## Stated exercise
Take the lines from the head of the listing through the one bearing "const seriesColors = ['#ff0000', '#0000ff', '#77ac30'];" and copy them exactly, leaving every picture out.

----

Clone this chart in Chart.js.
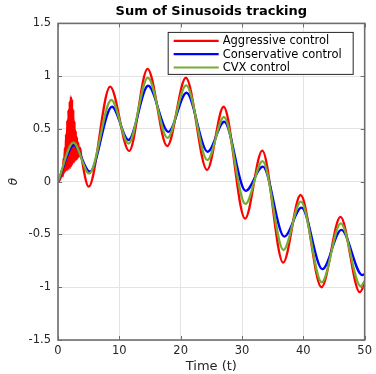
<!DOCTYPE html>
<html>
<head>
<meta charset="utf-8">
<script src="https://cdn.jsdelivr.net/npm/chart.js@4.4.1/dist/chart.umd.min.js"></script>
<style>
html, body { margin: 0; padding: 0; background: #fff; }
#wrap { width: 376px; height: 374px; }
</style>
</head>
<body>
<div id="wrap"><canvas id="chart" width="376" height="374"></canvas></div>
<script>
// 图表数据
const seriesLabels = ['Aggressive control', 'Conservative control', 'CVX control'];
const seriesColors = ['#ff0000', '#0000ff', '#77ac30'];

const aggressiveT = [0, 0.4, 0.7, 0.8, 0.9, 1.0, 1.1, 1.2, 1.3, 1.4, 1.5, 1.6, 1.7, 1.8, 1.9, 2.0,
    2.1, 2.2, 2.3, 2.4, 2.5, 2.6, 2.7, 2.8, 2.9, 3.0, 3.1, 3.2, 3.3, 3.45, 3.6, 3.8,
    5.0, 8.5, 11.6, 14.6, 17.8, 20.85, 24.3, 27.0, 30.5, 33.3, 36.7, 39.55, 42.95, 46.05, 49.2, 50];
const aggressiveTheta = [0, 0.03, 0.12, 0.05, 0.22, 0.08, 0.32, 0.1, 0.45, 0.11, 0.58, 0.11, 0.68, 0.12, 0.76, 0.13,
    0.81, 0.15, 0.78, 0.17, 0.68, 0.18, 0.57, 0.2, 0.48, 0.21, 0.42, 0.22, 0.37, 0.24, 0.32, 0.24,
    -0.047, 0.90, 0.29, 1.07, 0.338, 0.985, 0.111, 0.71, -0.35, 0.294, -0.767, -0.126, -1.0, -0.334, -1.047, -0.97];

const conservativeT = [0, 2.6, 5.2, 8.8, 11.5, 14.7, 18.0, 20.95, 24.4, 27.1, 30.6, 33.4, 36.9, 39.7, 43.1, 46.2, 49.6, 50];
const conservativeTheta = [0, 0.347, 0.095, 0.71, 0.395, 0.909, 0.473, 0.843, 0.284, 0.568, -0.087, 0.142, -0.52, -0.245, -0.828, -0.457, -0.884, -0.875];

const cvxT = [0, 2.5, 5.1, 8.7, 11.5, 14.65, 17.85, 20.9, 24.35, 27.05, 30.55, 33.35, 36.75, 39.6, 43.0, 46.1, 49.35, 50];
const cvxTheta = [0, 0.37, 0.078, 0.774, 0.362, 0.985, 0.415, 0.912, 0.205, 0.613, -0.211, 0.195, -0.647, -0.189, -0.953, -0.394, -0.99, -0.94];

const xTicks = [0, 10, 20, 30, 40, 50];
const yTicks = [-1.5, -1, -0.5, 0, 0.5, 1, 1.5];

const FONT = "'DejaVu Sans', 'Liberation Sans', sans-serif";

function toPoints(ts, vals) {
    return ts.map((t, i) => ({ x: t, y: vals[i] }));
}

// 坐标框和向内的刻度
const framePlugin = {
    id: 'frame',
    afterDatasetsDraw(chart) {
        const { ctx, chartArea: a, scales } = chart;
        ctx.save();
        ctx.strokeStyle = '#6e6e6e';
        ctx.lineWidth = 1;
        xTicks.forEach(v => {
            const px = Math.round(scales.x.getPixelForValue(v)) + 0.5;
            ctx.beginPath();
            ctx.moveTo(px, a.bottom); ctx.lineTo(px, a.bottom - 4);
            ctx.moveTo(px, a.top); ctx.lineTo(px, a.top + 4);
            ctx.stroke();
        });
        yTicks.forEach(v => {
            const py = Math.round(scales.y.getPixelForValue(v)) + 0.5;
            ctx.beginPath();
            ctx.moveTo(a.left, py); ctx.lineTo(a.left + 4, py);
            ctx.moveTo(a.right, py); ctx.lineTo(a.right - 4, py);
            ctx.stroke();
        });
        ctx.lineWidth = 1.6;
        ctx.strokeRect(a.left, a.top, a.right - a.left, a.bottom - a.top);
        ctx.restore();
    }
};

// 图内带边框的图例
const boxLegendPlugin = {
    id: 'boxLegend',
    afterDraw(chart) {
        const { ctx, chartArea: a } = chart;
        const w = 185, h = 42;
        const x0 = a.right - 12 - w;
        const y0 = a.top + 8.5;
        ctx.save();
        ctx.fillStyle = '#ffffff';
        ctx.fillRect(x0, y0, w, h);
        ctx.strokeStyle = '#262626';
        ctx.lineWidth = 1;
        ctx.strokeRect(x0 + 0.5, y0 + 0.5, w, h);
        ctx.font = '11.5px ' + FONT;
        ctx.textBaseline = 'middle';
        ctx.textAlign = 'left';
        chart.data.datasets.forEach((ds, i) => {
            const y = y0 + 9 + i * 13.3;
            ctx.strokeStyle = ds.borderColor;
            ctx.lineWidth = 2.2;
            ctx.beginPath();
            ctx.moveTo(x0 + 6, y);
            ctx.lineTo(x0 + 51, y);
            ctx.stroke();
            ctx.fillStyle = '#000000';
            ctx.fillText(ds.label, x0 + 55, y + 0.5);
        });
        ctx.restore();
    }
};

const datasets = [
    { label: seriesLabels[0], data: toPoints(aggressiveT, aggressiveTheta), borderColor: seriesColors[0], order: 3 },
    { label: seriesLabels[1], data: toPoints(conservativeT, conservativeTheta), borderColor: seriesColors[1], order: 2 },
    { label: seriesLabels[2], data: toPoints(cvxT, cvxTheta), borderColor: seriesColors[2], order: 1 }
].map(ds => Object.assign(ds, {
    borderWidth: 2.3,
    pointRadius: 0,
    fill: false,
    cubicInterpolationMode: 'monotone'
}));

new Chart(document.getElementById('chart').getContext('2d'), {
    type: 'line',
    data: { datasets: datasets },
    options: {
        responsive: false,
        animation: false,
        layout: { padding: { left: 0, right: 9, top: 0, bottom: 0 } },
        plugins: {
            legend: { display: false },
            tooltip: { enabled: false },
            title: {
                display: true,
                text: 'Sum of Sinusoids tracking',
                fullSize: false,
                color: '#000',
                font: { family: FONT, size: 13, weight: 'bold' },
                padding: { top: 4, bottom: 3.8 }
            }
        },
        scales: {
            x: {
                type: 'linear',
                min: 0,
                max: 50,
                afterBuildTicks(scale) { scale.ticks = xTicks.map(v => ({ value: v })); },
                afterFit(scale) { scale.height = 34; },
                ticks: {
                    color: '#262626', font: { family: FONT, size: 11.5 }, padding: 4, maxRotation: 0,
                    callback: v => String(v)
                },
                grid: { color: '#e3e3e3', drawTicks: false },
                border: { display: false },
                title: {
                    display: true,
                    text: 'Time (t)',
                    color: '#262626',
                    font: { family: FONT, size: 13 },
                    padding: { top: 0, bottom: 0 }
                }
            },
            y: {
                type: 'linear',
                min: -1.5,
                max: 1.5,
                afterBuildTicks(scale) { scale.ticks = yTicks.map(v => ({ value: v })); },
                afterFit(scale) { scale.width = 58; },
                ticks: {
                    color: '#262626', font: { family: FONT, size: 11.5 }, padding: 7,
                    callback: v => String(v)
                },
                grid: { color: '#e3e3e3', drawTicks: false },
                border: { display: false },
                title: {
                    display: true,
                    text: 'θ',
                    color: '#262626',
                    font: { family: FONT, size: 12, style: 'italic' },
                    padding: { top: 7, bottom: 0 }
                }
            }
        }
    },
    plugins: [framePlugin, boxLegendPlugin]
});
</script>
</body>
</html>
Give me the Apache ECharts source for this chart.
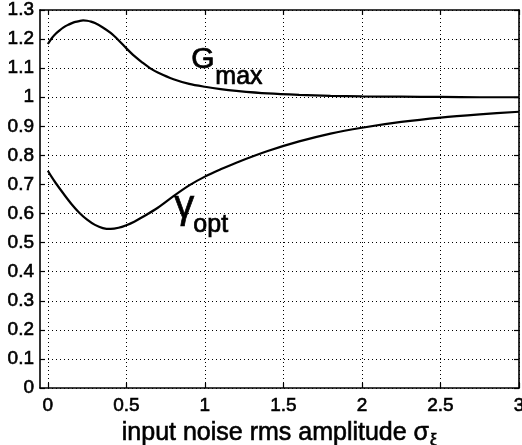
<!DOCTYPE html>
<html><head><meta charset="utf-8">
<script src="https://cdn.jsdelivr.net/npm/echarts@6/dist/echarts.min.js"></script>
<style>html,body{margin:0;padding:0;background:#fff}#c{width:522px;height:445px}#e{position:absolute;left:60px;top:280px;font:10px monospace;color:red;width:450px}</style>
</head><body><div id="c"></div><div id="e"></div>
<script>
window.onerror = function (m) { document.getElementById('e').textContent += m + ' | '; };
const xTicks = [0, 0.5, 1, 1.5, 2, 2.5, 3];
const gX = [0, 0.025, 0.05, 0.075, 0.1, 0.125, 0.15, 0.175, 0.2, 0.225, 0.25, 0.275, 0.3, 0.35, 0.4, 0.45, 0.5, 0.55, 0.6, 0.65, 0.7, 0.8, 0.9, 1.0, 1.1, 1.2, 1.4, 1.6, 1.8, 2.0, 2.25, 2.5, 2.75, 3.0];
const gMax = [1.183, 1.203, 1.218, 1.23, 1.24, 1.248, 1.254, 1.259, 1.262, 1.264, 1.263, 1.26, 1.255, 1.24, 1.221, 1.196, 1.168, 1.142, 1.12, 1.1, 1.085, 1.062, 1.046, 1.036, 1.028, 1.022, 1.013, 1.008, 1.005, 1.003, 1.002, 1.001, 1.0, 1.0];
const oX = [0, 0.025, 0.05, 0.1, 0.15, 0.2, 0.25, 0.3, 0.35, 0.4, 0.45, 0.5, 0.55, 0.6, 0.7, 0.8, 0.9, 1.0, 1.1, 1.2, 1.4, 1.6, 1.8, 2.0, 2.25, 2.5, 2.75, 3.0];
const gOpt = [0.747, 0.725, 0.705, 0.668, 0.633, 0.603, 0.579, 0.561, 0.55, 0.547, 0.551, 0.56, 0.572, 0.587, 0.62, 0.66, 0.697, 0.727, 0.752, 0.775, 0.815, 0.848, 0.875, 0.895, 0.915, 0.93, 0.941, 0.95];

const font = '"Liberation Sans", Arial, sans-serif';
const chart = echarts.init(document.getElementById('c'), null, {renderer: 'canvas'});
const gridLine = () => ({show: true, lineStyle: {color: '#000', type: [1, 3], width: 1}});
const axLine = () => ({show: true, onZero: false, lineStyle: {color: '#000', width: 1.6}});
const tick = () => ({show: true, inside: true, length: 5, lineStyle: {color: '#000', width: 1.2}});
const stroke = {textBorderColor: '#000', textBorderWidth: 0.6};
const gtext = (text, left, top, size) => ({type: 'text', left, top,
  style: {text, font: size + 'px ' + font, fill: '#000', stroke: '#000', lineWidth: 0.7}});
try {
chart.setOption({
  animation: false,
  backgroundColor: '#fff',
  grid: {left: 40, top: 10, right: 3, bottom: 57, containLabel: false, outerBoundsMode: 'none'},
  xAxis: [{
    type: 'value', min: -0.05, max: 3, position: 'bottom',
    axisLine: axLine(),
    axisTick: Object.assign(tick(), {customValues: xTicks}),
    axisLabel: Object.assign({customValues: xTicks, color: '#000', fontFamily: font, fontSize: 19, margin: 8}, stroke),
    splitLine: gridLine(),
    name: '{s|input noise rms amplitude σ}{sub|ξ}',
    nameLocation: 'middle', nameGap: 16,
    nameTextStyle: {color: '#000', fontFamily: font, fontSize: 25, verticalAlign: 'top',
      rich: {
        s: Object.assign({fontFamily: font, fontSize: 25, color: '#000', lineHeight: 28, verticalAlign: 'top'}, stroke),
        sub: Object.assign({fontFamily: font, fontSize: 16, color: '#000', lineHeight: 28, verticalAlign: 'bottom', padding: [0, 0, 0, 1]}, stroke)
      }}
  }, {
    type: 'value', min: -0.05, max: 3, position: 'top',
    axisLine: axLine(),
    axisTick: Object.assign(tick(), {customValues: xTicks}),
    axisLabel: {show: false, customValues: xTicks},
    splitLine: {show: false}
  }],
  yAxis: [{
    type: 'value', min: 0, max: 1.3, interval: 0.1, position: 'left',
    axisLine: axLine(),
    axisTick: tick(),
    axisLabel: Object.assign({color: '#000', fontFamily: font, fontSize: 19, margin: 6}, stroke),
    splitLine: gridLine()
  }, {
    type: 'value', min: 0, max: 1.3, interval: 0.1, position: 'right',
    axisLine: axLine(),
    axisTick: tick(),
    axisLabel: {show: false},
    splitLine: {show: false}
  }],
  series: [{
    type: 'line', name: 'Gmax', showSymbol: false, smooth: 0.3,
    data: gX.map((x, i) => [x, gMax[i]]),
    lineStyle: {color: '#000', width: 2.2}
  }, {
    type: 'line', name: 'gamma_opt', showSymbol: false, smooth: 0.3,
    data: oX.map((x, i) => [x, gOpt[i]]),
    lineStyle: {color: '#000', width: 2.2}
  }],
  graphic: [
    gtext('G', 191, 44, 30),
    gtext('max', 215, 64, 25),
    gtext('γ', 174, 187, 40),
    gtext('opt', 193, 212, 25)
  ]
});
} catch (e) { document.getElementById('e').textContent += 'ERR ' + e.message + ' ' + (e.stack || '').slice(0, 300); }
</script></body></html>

----

## Solution to the exercise
Clone this chart in Chart.js.
<!DOCTYPE html>
<html>
<head>
<meta charset="utf-8">
<script src="https://cdn.jsdelivr.net/npm/chart.js@4.4.1/dist/chart.umd.min.js"></script>
<style>
html, body { margin: 0; padding: 0; background: #fff; }
#wrap { width: 376px; height: 374px; }
</style>
</head>
<body>
<div id="wrap"><canvas id="chart" width="376" height="374"></canvas></div>
<script>
// 图表数据
const seriesLabels = ['Aggressive control', 'Conservative control', 'CVX control'];
const seriesColors = ['#ff0000', '#0000ff', '#77ac30'];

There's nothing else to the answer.